How to modify the output of a program for which you don’t have the source code

In our company we have a small program (.exe 500Kb size) that does mathematical calculation and in the end it spits out the result on a Excel spreadsheet that we use to continue our workflow.

I want to modify the columns, spacing format and add VBA logic etc. on the Excel spreadsheet but since this parameters are not configurable in that program, it seems to me the only way to modify it is to break down/reverse engineer the .exe

Nobody knows in what language it was programmed in, the only thing we know is:

  1. Developed 20+ years ago
  2. Developer retired 10 years ago
  3. GUI Application
  4. Runs standalone
  5. Size 500Kb

Any suggestions what options I have to deal with such kind of problems? Is reverse engineering the only option, or is there a better approach?

23

Reverse engineering can become very hard, even more if you do not just want to understand the program’s logic, but change and recompile it. So first thing I would try is to look for a different solution.

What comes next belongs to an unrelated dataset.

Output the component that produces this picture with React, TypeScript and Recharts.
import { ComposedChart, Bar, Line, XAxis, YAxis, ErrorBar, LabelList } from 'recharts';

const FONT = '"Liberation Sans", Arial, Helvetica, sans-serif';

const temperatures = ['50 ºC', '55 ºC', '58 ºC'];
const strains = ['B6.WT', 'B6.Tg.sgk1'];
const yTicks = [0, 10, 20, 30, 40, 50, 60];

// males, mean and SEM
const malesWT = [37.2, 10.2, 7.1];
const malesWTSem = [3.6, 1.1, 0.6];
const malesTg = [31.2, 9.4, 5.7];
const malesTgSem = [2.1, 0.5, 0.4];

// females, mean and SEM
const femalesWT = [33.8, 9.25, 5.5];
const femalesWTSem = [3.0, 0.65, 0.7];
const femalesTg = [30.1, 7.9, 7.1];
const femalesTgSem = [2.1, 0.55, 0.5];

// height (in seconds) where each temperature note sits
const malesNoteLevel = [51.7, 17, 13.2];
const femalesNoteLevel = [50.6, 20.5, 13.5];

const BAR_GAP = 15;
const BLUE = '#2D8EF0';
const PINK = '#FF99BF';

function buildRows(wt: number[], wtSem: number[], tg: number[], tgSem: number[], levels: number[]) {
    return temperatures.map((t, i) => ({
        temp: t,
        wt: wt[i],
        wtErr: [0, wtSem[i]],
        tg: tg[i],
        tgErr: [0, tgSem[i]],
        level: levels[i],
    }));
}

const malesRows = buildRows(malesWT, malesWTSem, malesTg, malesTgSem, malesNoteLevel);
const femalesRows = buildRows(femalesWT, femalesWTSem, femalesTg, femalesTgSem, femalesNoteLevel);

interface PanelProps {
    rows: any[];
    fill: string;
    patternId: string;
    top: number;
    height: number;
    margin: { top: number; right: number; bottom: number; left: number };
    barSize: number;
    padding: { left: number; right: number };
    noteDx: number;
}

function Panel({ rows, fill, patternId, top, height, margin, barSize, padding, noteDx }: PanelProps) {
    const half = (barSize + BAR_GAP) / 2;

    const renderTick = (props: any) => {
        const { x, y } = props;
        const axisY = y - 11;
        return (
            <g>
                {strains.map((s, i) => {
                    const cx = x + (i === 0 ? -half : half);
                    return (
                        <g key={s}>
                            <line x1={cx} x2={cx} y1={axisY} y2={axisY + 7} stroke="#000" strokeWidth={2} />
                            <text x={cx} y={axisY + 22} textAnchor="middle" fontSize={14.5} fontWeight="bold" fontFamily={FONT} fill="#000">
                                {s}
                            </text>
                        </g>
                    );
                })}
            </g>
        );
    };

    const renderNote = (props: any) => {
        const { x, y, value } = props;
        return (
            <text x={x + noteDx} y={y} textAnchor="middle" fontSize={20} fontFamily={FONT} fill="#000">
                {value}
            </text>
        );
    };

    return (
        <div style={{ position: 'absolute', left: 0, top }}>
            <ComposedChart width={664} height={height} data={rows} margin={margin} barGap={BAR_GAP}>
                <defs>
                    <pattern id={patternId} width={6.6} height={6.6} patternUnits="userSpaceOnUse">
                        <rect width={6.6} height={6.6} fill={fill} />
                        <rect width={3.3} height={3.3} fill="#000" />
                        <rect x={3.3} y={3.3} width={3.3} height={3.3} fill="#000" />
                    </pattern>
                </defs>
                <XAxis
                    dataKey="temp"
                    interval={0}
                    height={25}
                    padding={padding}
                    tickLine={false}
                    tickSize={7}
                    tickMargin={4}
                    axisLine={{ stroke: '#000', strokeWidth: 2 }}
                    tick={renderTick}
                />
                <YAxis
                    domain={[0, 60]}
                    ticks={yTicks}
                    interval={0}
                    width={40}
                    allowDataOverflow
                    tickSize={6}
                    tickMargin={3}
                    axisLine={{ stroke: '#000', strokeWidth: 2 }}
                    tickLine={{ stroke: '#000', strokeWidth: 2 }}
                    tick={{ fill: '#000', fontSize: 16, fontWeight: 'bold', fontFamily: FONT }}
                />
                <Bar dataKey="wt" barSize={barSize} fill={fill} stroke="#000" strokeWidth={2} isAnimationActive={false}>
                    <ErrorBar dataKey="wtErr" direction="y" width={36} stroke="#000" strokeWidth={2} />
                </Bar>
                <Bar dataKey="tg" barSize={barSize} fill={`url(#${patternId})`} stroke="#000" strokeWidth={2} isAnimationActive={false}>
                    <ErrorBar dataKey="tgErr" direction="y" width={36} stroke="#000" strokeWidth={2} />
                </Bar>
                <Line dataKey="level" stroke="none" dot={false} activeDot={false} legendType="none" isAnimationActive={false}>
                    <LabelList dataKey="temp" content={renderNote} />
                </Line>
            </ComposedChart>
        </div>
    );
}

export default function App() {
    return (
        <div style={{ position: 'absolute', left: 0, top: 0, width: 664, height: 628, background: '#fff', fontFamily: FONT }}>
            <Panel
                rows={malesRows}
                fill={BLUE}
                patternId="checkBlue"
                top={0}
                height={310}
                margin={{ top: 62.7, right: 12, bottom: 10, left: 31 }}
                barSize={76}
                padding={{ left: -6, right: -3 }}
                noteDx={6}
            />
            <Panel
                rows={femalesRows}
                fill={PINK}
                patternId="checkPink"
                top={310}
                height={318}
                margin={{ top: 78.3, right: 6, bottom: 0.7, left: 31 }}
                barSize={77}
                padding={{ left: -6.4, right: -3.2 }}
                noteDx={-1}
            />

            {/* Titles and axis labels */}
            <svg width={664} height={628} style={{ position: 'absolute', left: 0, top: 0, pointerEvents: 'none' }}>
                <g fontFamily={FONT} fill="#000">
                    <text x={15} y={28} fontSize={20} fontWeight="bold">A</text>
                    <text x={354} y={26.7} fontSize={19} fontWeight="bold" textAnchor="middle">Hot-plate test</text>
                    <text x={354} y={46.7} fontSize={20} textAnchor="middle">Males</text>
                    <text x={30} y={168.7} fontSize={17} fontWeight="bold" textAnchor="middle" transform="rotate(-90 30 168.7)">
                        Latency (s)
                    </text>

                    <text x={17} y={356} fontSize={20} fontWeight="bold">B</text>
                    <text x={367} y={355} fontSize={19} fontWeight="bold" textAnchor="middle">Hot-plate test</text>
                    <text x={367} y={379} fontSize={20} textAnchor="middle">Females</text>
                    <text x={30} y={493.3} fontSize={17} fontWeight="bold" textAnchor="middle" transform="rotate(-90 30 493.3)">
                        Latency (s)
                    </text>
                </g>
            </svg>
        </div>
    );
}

I want to modify the columns, spacing format and add VBA logic etc. on the Excel spreadsheet

If that is the only thing you want, and the calculation done by the program is fine, why not write a program in the language of your choice (maybe an Excel macro) which calls your legacy “exe”, takes the output and processes it further.

13

In addition to the already given answers by Doc Brown and Telastyn, I would like to suggest an alternative approach (under the assumption it’s mission critical).

If you do not know the computations it performs and the calculations are (somewhat) mission-critical: Deduce the original logic in the .exe file by any means necessary. Decode it using a decompiler/disassembler like IDA if necessary. Hire a consultant (or a batch of consultants) if necessary.

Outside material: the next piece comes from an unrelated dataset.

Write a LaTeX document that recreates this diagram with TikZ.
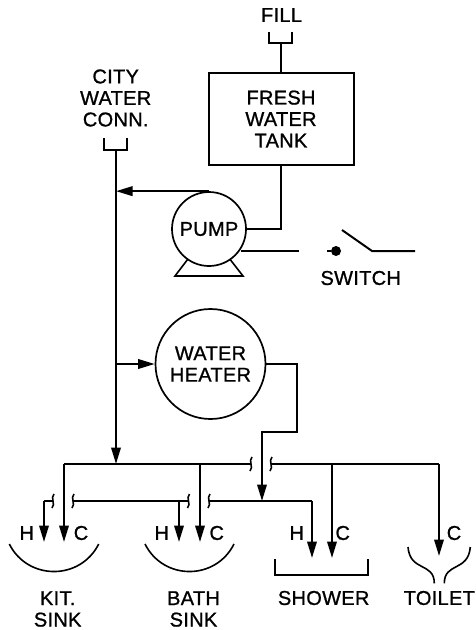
\documentclass[tikz,border=0pt]{standalone}
\usepackage{fontspec}
\setmainfont[FakeBold=1,LetterSpace=1.5]{Liberation Sans}
\usetikzlibrary{arrows.meta,calc}
\tikzset{
  pipe/.style={draw=black,line width=2pt,line join=miter},
  flow/.style={pipe,-{Triangle[length=16.5pt,width=9.5pt]}},
  thin pipe/.style={draw=black,line width=1.6pt},
  lbl/.style={font=\fontsize{20}{21.5}\selectfont,align=center,inner sep=0pt,text=black},
  ring/.style={circle,draw=black,line width=1.7pt,inner sep=0pt,align=center,font=\fontsize{20}{21.5}\selectfont},
  tankbox/.style={rectangle,draw=black,line width=2pt,inner sep=0pt,align=center,font=\fontsize{20}{21.5}\selectfont},
}
\newcommand{\squig}[1]{\draw[thin pipe] ($(#1)+(1,-7)$) .. controls ($(#1)+(-3,-3)$) and ($(#1)+(3,3)$) .. ($(#1)+(-1,7)$);}
\begin{document}
\begin{tikzpicture}[x=1pt,y=-1pt]
\useasboundingbox (0,0) rectangle (476,630);
% main components
\node[lbl] (fill) at (281.5,15) {FILL};
\node[tankbox,minimum width=145pt,minimum height=92pt] (tank) at (281,119) {FRESH\\WATER\\TANK};
\node[lbl] (city) at (115.7,98) {CITY\\WATER\\CONN.};
\node[ring,minimum size=74pt] (pump) at (209,229) {PUMP};
\node[ring,minimum size=110pt] (heater) at (210.5,364) {WATER\\HEATER};
\node[lbl] (switch) at (360.7,278) {SWITCH};
\node[circle,fill=black,inner sep=0pt,minimum size=10pt] (dot) at (336,251) {};
% inlet cups
\coordinate (fillcup) at (281,43);
\coordinate (citycup) at (116,150);
\draw[pipe] (269,32) |- (292,43) -- (292,32);
\draw[pipe] (104,138) |- (127,150) -- (127,138);
\draw[pipe] (fillcup) -- (tank.north);
% buses
\coordinate (busjoin) at (116,464);
\coordinate (pumpjoin) at (116,193);
\coordinate (heatjoin) at (116,364);
\coordinate (cA) at (64,542);
\coordinate (cB) at (200,542);
\coordinate (cC) at (332,558);
\coordinate (cD) at (439,556);
\coordinate (hA) at (44,542);
\coordinate (hB) at (179,542);
\coordinate (hC) at (312,558);
\coordinate (hotjoin) at (262,501);
\coordinate (sq1) at (251,464);
\coordinate (sq2) at (271,464);
\coordinate (sq3) at (53,501);
\coordinate (sq4) at (73,501);
\coordinate (sq5) at (188.5,501);
\coordinate (sq6) at (209,501);
\draw[flow] (citycup) -- (busjoin);
\draw[flow] (pump.north) -- (pumpjoin |- pump.north);
\draw[flow] (heatjoin) -- (heater.west);
\draw[pipe] (tank.south) |- (pump.east);
\draw[flow] (heater.east) -| (297,432) -| (hotjoin);
% cold bus
\draw[pipe] (sq1) -- (cA |- sq1);
\draw[flow] (cA |- sq1) -- (cA);
\draw[flow] (cB |- sq1) -- (cB);
\draw[pipe] (sq2) -- (cD |- sq2);
\draw[flow] (cC |- sq2) -- (cC);
\draw[flow] (cD |- sq2) -- (cD);
% hot bus
\draw[pipe] (sq3) -- (hA |- sq3);
\draw[flow] (hA |- sq3) -- (hA);
\draw[pipe] (sq4) -- (sq5);
\draw[flow] (hB |- sq4) -- (hB);
\draw[pipe] (sq6) -- (hC |- sq6);
\draw[flow] (hC |- sq6) -- (hC);
% break marks
\squig{sq1}\squig{sq2}\squig{sq3}\squig{sq4}\squig{sq5}\squig{sq6}
% switch
\coordinate (swA) at (241,251);
\coordinate (swB) at (299,251);
\coordinate (swC) at (342,230);
\coordinate (swD) at (372,251);
\coordinate (swE) at (415,251);
\draw[pipe] (swA) -- (swB);
\draw[pipe] (327,251) -- (dot.west);
\draw[pipe] (swC) -- (swD) -- (swE);
% pump base
\draw[thin pipe,line join=miter] (187.7,259.3) -- (175,276) -- (243,276) -- (230,259.3);
% sinks
\draw[thin pipe] (9.3,544) .. controls (27.7,580.7) and (80.3,580.7) .. (98.7,544);
\draw[thin pipe] (145,544) .. controls (163.4,580.7) and (215.6,580.7) .. (234,544);
% shower tray
\draw[pipe] (275,559) |- (368,575) -- (368,559);
% toilet
\draw[thin pipe] (408,547) .. controls (410,572) and (434.3,562) .. (434.3,583.3);
\draw[thin pipe] (470.3,547) .. controls (468.3,572) and (444.3,562) .. (444.3,583.3);
% labels
\node[lbl] (kh) at (26.7,533) {H};
\node[lbl] (kc) at (81,533) {C};
\node[lbl] (bh) at (161.7,533) {H};
\node[lbl] (bc) at (216.7,533) {C};
\node[lbl] (sh) at (296.7,533) {H};
\node[lbl] (sc) at (342.7,533) {C};
\node[lbl] (tc) at (454,533) {C};
\node[lbl] (kit) at (57.7,609) {KIT.\\SINK};
\node[lbl] (bath) at (193.5,609) {BATH\\SINK};
\node[lbl] (shower) at (323.7,598) {SHOWER};
\node[lbl] (toilet) at (439.3,598) {TOILET};
\end{tikzpicture}
\end{document}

Sure, work around it for now using their solution, but do not let it be.

The reason I suggest is as follows: You have admitted that the calculations are very complex (according to an engineer you spoke to). It’s also mission-critical. So if somehow the original .exe stops working due to changes in the platforms you have (maybe 16-bit support gets dropped?), you have just lost a mission-critical piece of knowledge.

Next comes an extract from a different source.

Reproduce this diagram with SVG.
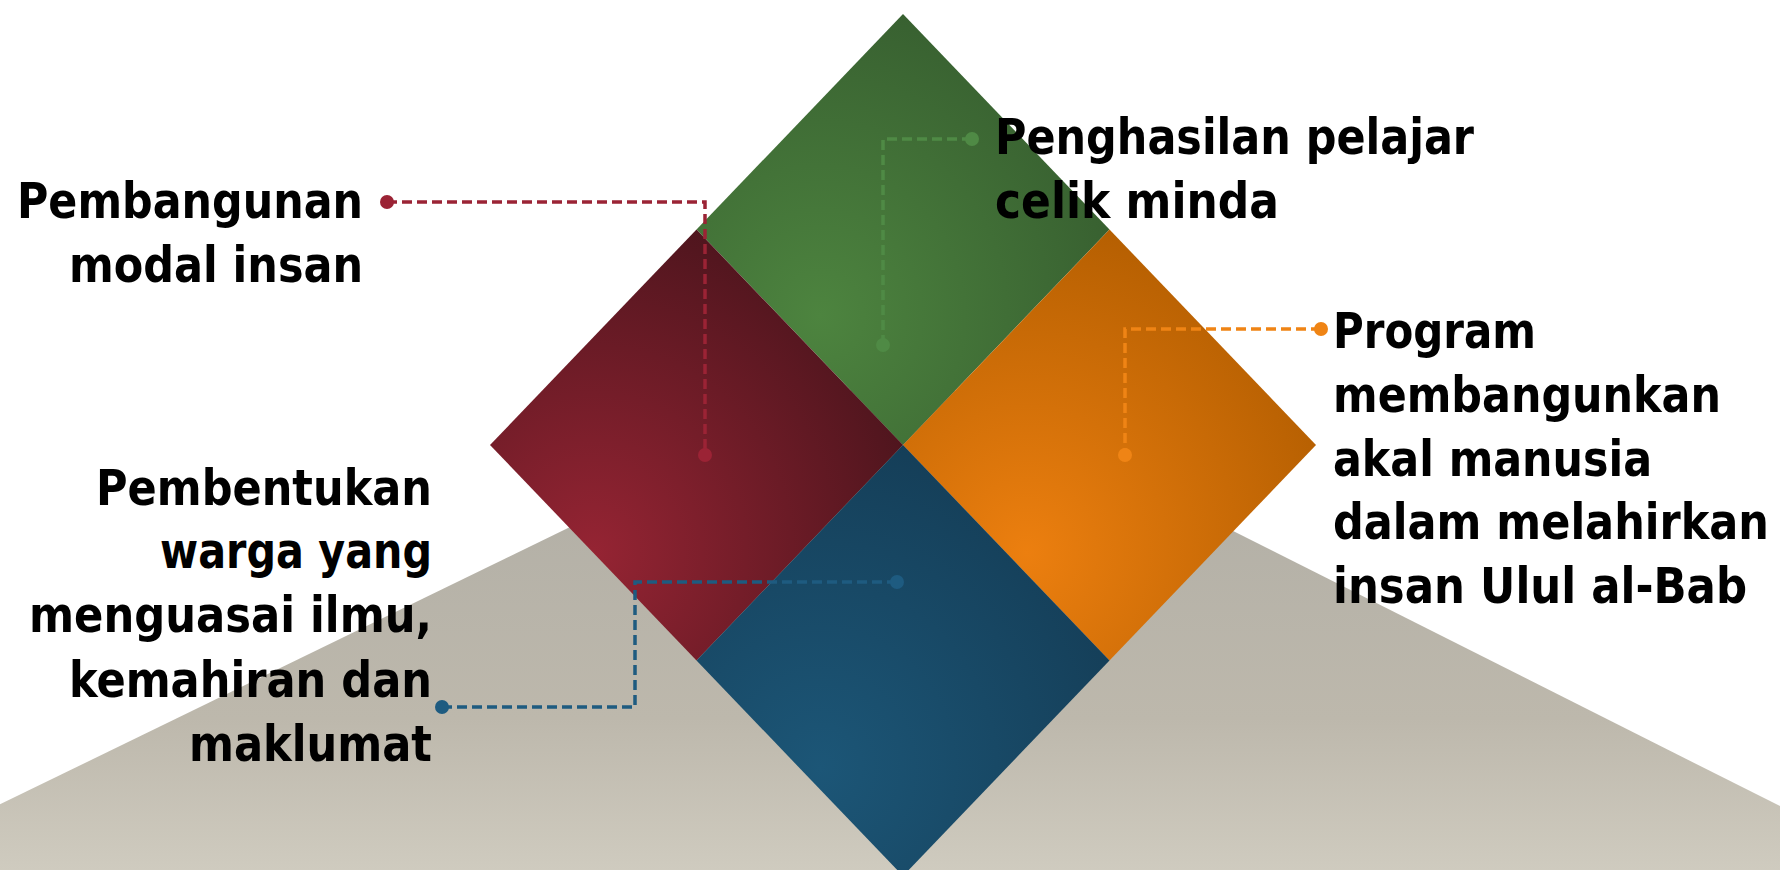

Now, I’m not concerned about losing the .exe, but about losing the knowledge it encodes. That knowledge must be recovered.

As before: if that knowledge is already available, make sure to write it down in a format that it’s not going to be lost anytime soon. Otherwise, recover it and write it down.

13

Ask the original programmer, if possible.

A few weeks ago i’ve been contacted by a firm I used to work for 10 years ago with the very same question about an mdb file developed mid 90s.

6

Any suggestions what options I have to deal with such kind of problems?

If all you’re looking to do is modify the output, then why not simply use composition?

Instead of modifying the black box you can’t easily access, you create a new program that takes the Excel output, and does your formatting/column changes too. Then you could make a new exe/script that calls the two programs in order, so it appears to the end user that there is just one program that does all of the work – even though it’s two distinct steps under the hood.

10

There are companies that specialise in exactly this kind of problem. They use proprietary code to decompile native code into a high level language, then apply human expertise to make it useful (e.g. giving variables appropriate names).

Some years ago my employer used this to migrate some native S/390 mainframe code onto Linux servers. We gave them a binary, they gave us source code in C.

Whether this is necessary in your case, is up to you. If you only care about the format of the output, you can simply massage the output after it’s been produced. However as others have pointed out, having business logic hidden in a binary blob could be an ongoing risk.

Write a simple wrapper around the program, capturing its output. It is not complex to do as many languages (Java, C++, Python, .NET, for instance) have means for this. Parse the output and generate another, in the desired form. The user will call your new program. The old executable will stay next to it, or even can be automatically extracted from resource, before invoking it.

This solution of course works well enough only when output is well structured so easy to parse.

That it is a GUI application, is not a blocking problem. You can launch it, generate output, and then automatically post process it when this GUI terminates.

8

Write some tests that exercise as many cases as possible on the old code. Find corner cases, test wrong input, and test correct input.

Pin down what is correct output given various cases, and then try to write an implementation that satisfies the same tests.

I wouldn’t go down the reverse engineering route. It’s incredibly complicated to reverse machine code, and you should already know what the purpose of the exe is. Reverse engineering is a little too much work for what you’re after.

If the software was developed by one guy 20 years ago, it’s probably not something that takes a lot of modern power. A GUI program that stretched the machine 20 years ago will barely register on a modern machine, so you’re probably looking at something that’s relatively simple to reproduce.

Try to reverse engineer the exe. Only for the purpose of finding the computation logic or at-least to get a fair hint of what it actually does and if your reverse engineering can get you to that point, you can write new application based on that computation logic. Apart from that, I don’t see other wayout.

Easier said than done, reverse engineer an exe created 20 years back is real challenge.